#### REQUIREMENT:
Print the records below from the first line through the line containing "ax = fig.add_axes([135", both included, word for word.

Records with drawing code:
>> begin
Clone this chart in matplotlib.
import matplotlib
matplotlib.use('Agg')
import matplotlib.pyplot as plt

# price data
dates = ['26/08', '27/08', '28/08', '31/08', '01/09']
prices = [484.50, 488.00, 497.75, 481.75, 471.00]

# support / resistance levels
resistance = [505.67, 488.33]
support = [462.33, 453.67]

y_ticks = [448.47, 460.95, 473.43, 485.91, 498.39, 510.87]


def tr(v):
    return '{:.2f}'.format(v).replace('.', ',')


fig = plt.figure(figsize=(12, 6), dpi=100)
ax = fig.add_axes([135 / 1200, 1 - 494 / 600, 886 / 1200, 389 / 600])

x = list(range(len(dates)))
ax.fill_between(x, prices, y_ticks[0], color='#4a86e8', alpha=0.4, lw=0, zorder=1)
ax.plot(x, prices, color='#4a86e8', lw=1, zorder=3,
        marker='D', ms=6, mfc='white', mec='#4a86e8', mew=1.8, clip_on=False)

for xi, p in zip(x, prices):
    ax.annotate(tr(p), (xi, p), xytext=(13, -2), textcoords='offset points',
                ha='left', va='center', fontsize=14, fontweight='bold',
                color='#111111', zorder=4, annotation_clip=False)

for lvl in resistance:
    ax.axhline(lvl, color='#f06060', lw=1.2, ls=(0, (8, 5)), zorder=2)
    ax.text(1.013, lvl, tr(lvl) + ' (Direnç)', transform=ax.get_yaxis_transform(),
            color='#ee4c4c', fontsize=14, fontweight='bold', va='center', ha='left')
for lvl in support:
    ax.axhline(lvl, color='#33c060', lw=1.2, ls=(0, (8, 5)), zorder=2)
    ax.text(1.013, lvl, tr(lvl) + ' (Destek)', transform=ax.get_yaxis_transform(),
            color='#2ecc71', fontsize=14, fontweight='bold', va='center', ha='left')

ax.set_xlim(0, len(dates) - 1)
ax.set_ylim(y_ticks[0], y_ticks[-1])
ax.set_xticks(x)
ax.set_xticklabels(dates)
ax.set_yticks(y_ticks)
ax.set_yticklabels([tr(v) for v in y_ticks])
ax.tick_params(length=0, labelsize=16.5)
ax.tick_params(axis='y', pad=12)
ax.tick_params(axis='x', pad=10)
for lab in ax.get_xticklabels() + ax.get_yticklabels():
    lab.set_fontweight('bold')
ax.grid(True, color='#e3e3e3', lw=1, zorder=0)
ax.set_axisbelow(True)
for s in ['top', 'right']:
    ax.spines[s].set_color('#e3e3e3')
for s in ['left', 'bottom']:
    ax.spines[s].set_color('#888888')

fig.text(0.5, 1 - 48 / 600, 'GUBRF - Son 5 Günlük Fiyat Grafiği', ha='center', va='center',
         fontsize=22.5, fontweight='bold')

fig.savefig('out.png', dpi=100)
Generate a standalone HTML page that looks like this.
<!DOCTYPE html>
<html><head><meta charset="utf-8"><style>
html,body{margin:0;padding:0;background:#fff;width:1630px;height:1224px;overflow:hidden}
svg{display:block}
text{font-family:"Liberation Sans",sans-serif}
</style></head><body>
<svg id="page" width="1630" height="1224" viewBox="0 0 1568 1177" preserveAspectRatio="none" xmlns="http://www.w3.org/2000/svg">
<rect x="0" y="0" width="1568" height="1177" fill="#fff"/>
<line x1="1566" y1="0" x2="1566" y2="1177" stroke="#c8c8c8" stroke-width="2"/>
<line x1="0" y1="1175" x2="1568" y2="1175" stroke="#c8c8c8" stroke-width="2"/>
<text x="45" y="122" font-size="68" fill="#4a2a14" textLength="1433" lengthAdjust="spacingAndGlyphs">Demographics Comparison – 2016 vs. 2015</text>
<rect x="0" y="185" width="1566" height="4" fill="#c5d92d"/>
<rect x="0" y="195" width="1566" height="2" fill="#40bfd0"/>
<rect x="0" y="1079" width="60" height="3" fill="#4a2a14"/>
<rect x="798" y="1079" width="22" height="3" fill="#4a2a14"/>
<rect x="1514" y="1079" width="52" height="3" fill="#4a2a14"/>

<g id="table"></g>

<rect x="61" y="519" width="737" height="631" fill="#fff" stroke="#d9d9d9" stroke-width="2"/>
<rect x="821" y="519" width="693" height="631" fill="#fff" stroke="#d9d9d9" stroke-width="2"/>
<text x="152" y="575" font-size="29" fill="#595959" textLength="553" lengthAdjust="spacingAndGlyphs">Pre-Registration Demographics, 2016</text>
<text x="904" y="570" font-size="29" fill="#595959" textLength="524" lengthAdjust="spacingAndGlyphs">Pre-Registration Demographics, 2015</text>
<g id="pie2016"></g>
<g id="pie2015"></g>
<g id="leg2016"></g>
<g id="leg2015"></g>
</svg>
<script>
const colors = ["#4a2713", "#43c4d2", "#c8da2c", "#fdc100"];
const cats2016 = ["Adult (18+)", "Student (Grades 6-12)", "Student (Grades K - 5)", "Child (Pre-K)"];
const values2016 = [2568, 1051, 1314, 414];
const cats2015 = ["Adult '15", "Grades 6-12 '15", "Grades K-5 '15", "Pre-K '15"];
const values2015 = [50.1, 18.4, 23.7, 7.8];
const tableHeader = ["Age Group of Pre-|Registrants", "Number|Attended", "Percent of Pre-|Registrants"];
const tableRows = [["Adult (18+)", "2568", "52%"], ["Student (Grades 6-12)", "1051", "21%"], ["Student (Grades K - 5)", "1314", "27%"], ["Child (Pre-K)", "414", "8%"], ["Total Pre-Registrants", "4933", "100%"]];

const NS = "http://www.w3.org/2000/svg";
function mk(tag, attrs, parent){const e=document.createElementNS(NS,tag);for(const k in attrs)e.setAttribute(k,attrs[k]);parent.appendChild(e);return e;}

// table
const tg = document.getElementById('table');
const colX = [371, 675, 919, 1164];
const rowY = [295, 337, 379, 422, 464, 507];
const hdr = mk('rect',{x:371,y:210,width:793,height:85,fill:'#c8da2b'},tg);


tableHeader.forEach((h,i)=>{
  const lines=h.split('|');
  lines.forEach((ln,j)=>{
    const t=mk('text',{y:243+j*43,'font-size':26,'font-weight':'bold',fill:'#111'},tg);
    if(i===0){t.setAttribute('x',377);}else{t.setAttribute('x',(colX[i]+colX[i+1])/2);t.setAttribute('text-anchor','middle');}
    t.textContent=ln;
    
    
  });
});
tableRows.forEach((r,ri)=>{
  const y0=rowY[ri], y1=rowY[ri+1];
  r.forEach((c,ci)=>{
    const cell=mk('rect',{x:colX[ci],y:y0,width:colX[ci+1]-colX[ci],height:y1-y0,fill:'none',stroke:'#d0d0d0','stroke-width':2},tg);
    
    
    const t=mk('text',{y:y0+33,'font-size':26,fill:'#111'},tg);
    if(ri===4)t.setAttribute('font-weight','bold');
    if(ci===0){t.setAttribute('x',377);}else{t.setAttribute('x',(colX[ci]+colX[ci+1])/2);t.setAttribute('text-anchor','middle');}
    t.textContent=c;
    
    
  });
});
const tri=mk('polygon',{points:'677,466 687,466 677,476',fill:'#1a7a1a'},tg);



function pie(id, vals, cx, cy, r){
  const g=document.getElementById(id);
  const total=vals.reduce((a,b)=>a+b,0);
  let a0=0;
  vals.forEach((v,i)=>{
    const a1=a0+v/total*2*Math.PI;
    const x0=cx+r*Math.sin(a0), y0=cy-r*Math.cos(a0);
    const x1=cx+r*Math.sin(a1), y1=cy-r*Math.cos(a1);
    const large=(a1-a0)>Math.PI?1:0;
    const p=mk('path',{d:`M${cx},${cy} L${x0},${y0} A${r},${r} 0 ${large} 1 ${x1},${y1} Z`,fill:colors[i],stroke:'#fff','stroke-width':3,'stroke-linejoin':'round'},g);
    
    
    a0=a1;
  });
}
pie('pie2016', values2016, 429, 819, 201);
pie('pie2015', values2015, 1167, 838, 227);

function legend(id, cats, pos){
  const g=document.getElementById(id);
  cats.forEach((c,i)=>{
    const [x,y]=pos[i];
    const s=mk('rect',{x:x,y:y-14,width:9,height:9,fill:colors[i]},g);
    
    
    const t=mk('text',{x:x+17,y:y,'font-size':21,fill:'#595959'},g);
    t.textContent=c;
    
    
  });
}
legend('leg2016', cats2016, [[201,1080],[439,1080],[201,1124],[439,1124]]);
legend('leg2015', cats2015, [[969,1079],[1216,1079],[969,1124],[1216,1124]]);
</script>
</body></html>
>> end
#### SOLUTION TO THE PROBLEM:
Clone this chart in matplotlib.
import matplotlib
matplotlib.use('Agg')
import matplotlib.pyplot as plt

# price data
dates = ['26/08', '27/08', '28/08', '31/08', '01/09']
prices = [484.50, 488.00, 497.75, 481.75, 471.00]

# support / resistance levels
resistance = [505.67, 488.33]
support = [462.33, 453.67]

y_ticks = [448.47, 460.95, 473.43, 485.91, 498.39, 510.87]


def tr(v):
    return '{:.2f}'.format(v).replace('.', ',')


fig = plt.figure(figsize=(12, 6), dpi=100)
ax = fig.add_axes([135 / 1200, 1 - 494 / 600, 886 / 1200, 389 / 600])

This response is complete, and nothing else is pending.